The Red Sox said they were going to come right after Aaron Judge in this series, but they didn’t stick to their word.
At least they kept him in the park.
Judge was walked three times, struck out once and came within a few feet of a historic home run, but ended the night stuck at 60, one shy of Roger Maris’ American League record.
Despite keeping Judge quiet, the Red Sox fell apart in the late innings and took a 5-4 loss to the Yankees in the Bronx. The win clinched a playoff berth for the Yankees, who have now qualified for the postseason in 24 of the last 28 years.
The Sox were up 4-3 heading into the eighth, when the Yankees scratched together a run on a single, stolen base, ground ball and sacrifice fly to tie the game against Ryan Brasier.
In the 10th, Josh Donaldson hit the game-winning RBI single off Kaleb Ort.
The story of the night was Judge, who had his entire family as well as the entire Maris family watching him at Yankee Stadium. Whenever Judge came to bat, everybody in the park stood up, most holding their cell phones high in the air in case Judge made history. The pressure wasn’t what kept Judge in the yard; the Red Sox cautiousness was.
Manager Alex Cora said before the game that the Sox would attack Judge with starter Michael Wacha, who entered the game having held Judge to an 0-for-14 with nine strikeouts off him. But the first time Wacha met Judge in the first inning, he walked him on four pitches.
His second time up, Wacha walked him again, though at least this time he threw him a few strikes first.
There was nowhere to put Judge his third time up in the fifth inning, when Wacha had men on first and second and one out. This time he attacked, and Judge went down swinging over a changeup.
A Giancarlo Stanton homer in the sixth inning put the Yankees ahead 3-0, but the Red Sox answered with a big inning in the seventh.
Rookie Triston Casas stepped up and cranked a leadoff home run, his third of the year. It was his first taste of Yankee Stadium and the left-handed hitting Casas looks like he’ll have some fun hitting there. He hit a line drive that barely cleared the fence down the right-field line, a prototypical homer in the Yanks’ new ballpark.

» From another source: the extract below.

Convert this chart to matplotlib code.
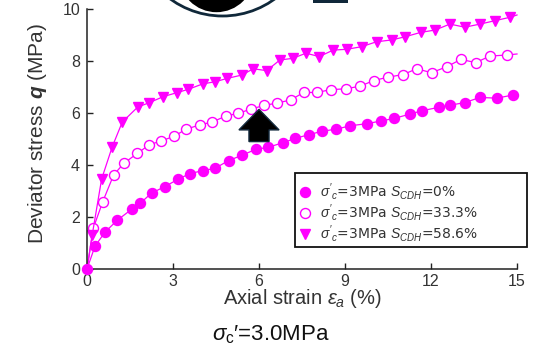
import matplotlib
matplotlib.use("Agg")
import matplotlib.pyplot as plt
from matplotlib.lines import Line2D
from matplotlib.patches import Polygon, Circle, Rectangle

plt.rcParams['font.family'] = ['Liberation Sans', 'DejaVu Sans']
plt.rcParams['mathtext.fontset'] = 'custom'
plt.rcParams['mathtext.rm'] = 'Liberation Sans'
plt.rcParams['mathtext.it'] = 'Liberation Sans:italic'
plt.rcParams['mathtext.bf'] = 'Liberation Sans:bold:italic'

# ---- data ----
strain_s0 = [0.0, 0.28, 0.63, 1.05, 1.56, 1.85, 2.25, 2.72, 3.17, 3.59, 4.03, 4.46,
             4.94, 5.42, 5.88, 6.31, 6.85, 7.25, 7.75, 8.21, 8.70, 9.19, 9.77, 10.24,
             10.71, 11.27, 11.70, 12.28, 12.66, 13.18, 13.71, 14.29, 14.85]
q_s0 = [0.0, 0.88, 1.42, 1.87, 2.30, 2.52, 2.92, 3.17, 3.45, 3.67, 3.78, 3.87,
        4.17, 4.38, 4.60, 4.68, 4.86, 5.02, 5.17, 5.30, 5.38, 5.51, 5.59, 5.69,
        5.79, 5.96, 6.09, 6.22, 6.30, 6.40, 6.60, 6.57, 6.69]

strain_s33 = [0.0, 0.22, 0.55, 0.93, 1.29, 1.76, 2.16, 2.57, 3.03, 3.46, 3.93, 4.36,
              4.84, 5.28, 5.72, 6.17, 6.62, 7.10, 7.56, 8.02, 8.51, 9.02, 9.52, 10.01,
              10.51, 11.03, 11.50, 12.02, 12.55, 13.04, 13.56, 14.06, 14.64, 15.0]
q_s33 = [0.0, 1.57, 2.59, 3.62, 4.07, 4.45, 4.77, 4.92, 5.10, 5.38, 5.54, 5.65,
         5.88, 5.99, 6.15, 6.29, 6.38, 6.50, 6.79, 6.79, 6.90, 6.93, 7.03, 7.25,
         7.38, 7.48, 7.70, 7.55, 7.78, 8.06, 7.94, 8.19, 8.23, 8.27]

strain_s58 = [0.0, 0.18, 0.51, 0.88, 1.23, 1.77, 2.18, 2.66, 3.13, 3.53, 4.04, 4.46,
              4.89, 5.40, 5.80, 6.27, 6.73, 7.17, 7.64, 8.10, 8.59, 9.06, 9.58, 10.10,
              10.63, 11.09, 11.64, 12.14, 12.66, 13.18, 13.71, 14.23, 14.75, 15.0]
q_s58 = [0.0, 1.30, 3.46, 4.70, 5.65, 6.23, 6.40, 6.63, 6.78, 6.91, 7.12, 7.20,
         7.33, 7.46, 7.70, 7.63, 8.04, 8.10, 8.30, 8.17, 8.42, 8.45, 8.55, 8.74,
         8.81, 8.93, 9.10, 9.19, 9.42, 9.30, 9.42, 9.55, 9.68, 9.77]

labels = [r"$\sigma'_{c}$=3MPa $S_{CDH}$=0%",
          r"$\sigma'_{c}$=3MPa $S_{CDH}$=33.3%",
          r"$\sigma'_{c}$=3MPa $S_{CDH}$=58.6%"]
xticks = [0, 3, 6, 9, 12, 15]
yticks = [0, 2, 4, 6, 8, 10]

MAG = '#ff00ff'
W, H = 541, 356

fig = plt.figure(figsize=(W / 100, H / 100), dpi=100)
L, R, B, T = 87, 517, 269, 9
ax = fig.add_axes([L / W, 1 - B / H, (R - L) / W, (B - T) / H])

ax.plot(strain_s0, q_s0, '-', color=MAG, lw=0.9, marker='o', ms=7.2,
        mfc=MAG, mec=MAG, clip_on=False, zorder=3)
ax.plot(strain_s33, q_s33, '-', color=MAG, lw=0.9, marker='o', ms=7.2,
        mfc='white', mec=MAG, mew=1.0, markevery=slice(1, len(strain_s33) - 1),
        clip_on=False, zorder=2)
ax.plot(strain_s58, q_s58, '-', color=MAG, lw=0.9, marker='v', ms=7.0,
        mfc=MAG, mec=MAG, markevery=slice(1, len(strain_s58) - 1),
        clip_on=False, zorder=2)

ax.set_xlim(0, 15)
ax.set_ylim(0, 10)
ax.set_xticks(xticks)
ax.set_yticks(yticks)
ax.spines['top'].set_visible(False)
ax.spines['right'].set_visible(False)
for s in ('left', 'bottom'):
    ax.spines[s].set_linewidth(1.1)
    ax.spines[s].set_color('#222222')
ax.tick_params(direction='in', length=4, width=1.0, colors='#222222',
               labelsize=11.5, labelcolor='#333333')
ax.tick_params(axis='x', pad=3.5)
ax.tick_params(axis='y', pad=5)
ax.patch.set_alpha(0)

ax.set_ylabel(r"Deviator stress $\mathbf{q}$ (MPa)", fontsize=15, color='#333333')
ax.yaxis.set_label_coords(-0.088, 0.52)
ax.set_xlabel(r"Axial strain $\varepsilon_{a}$ (%)", fontsize=14.5, color='#333333',
              labelpad=-1)

# arrow annotation
arrow = Polygon([(6.0, 6.14), (5.30, 5.35), (5.65, 5.35), (5.65, 4.90),
                 (6.35, 4.90), (6.35, 5.35), (6.70, 5.35)], closed=True,
                facecolor='black', edgecolor='#13293d', lw=1.0, zorder=5)
ax.add_patch(arrow)

handles = [Line2D([], [], ls='none', marker='o', ms=7.2, mfc=MAG, mec=MAG),
           Line2D([], [], ls='none', marker='o', ms=7.2, mfc='white', mec=MAG, mew=1.0),
           Line2D([], [], ls='none', marker='v', ms=6.5, mfc=MAG, mec=MAG)]
leg = fig.legend(handles, labels, loc='upper left',
                 bbox_to_anchor=(298 / W, 1 - 181 / H),
                 prop={'family': 'DejaVu Sans', 'size': 10}, frameon=False,
                 handlelength=1.05, handletextpad=0.55, labelspacing=0.0,
                 borderpad=0, borderaxespad=0)
for t in leg.get_texts():
    t.set_color('#333333')

# decorative overlay in pixel coordinates (legend frame, clipped icons at the top)
ov = fig.add_axes([0, 0, 1, 1], zorder=10)
ov.set_xlim(0, W)
ov.set_ylim(H, 0)
ov.axis('off')
ov.patch.set_alpha(0)
ov.add_patch(Rectangle((295, 173), 232, 74, facecolor='none', edgecolor='#111111', lw=1.3))
ov.add_patch(Circle((216.5, -25.5), 37.7, facecolor='black', edgecolor='none'))
ov.add_patch(Circle((222.5, -72.6), 88.6, facecolor='none', edgecolor='#10283a', lw=2.0))
ov.add_patch(Rectangle((313, -5), 35, 8, facecolor='#10283a', edgecolor='none'))

fig.text(0.5, 1 - 335 / H, r"$\sigma_{\rm c}$′=3.0MPa", ha='center', va='center',
         fontsize=16, color='#111111')

fig.savefig('out.png', dpi=100)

After Kiké Hernandez and Yu Chang reached base, Reese McGuire came off the bench to hit for Connor Wong and smoked another one over the right-field fence for a three-run shot that put the Sox ahead 4-3.
The Yankees threatened in the bottom of the inning, when Kyle Higashioka doubled off John Schreiber to bring up Judge with first base open. Schreiber had no interest in facing him; he walked Judge on five pitches and escaped the seventh unscathed.
Brasier gave up the game-tying run in the eighth, then Judge nearly made history in the ninth.
On a 2-2 count against Matt Barnes, Judge hammered a high fastball high into the Bronx sky and the nation held its breath. Hernandez tracked back to the warning track and camped under it, then hauled in the catch just a few feet in front of the fence in dead center.
The ball traveled 404 feet at 113 mph off the bat, but didn’t have quite enough on this chilly September evening. It would’ve been a home run in 15 ballparks, according to the Fox broadcast.
Wacha finished with six innings of three-run ball and was in line for the win until Brasier blew it in the eighth. Soon to be a free agent, Wacha has a 2.70 ERA.
With the loss, the Red Sox are 6-10 against the Yankees this year.
Rich Hill takes the mound against Gerrit Cole on Friday night. Judge is 2-for-4 with a double lifetime off Hill.